楚有年轻轻附在施岩德耳边道:“我知道你有惊讶,也有很多话问我,不过你现在最想担心的应该不是我,怎么样,施氏集团现在有没有什么重大新闻可以发布?”
施岩德说:“你恨我?”
楚有年微微一笑:“你说呢?”
施岩德说:“我和你结婚期间,绝对没有做对不起你的事,是你先……”
施岩德还没有说话,忽然觉得后背一阵刺痛,刚冒出喉咙的话忽然就这么咽了回去。
楚有年微微一笑,对施岩德说:“别激动,慢慢说。如果你暂时说不出来,我还有一件事要告诉你。”
“什,什么?”施岩德大口喘着气,楚有年的笑容就像一剂毒药,不管他愿不愿意承认,他隐隐感觉到现在这个楚有年跟多年前她认识那个楚有年根本就不一样。
“你引以为傲的施氏集团,马上就要消失不存在,”楚有年的声音就像从地底下升腾出来,牢牢地抓住施岩德的手臂蜿蜒向上,隔了片刻又道,“还有你喜欢的左悯情,她也会很快离开你,所有你身边的人和东西,我都要夺走,然后,就请你好好尝一尝一无所有的滋味。”

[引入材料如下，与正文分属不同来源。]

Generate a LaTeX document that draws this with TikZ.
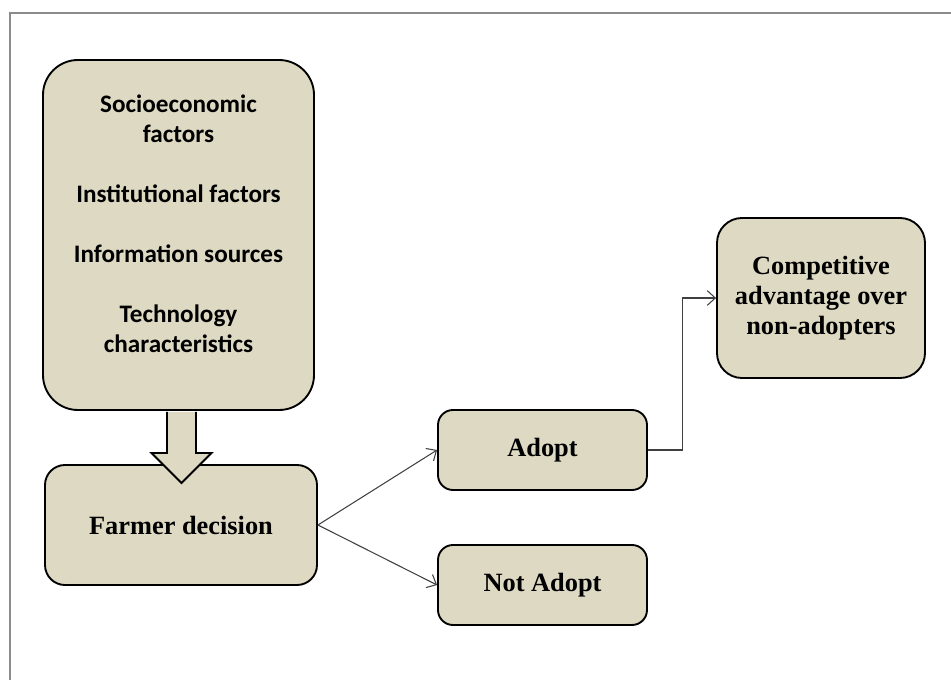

“你……你休想,”施岩德猛烈咳嗽一阵,“悯情和你根本就是逢场作戏,她跟我才是……”
“爸爸!”施世莎忽然出现在病房门外,看到楚有年就跑了过来,左悯情跟在她身后,一脸茫然。
楚有年微笑着侧身,给施世莎挪出一点地方,施世莎这才发现施岩德已经面色苍白,呼吸急促了。
“护士,我已经把家属带来,麻烦你通知医生可以签字了。”施世莎定了定神,对小护士说道。
小护士点了点头,很快跑出去通知医生。
施世莎帮助施岩德重新睡下来之后,看了楚有年一眼,楚有年却在一旁坐下,顺手招呼左悯情过来坐在她身边。
左悯情现在能认出的人只有施世莎,从进门到现在,连正眼都没有看过施岩德一眼,就是刚才在签字的时候还反复问了好几遍这是谁。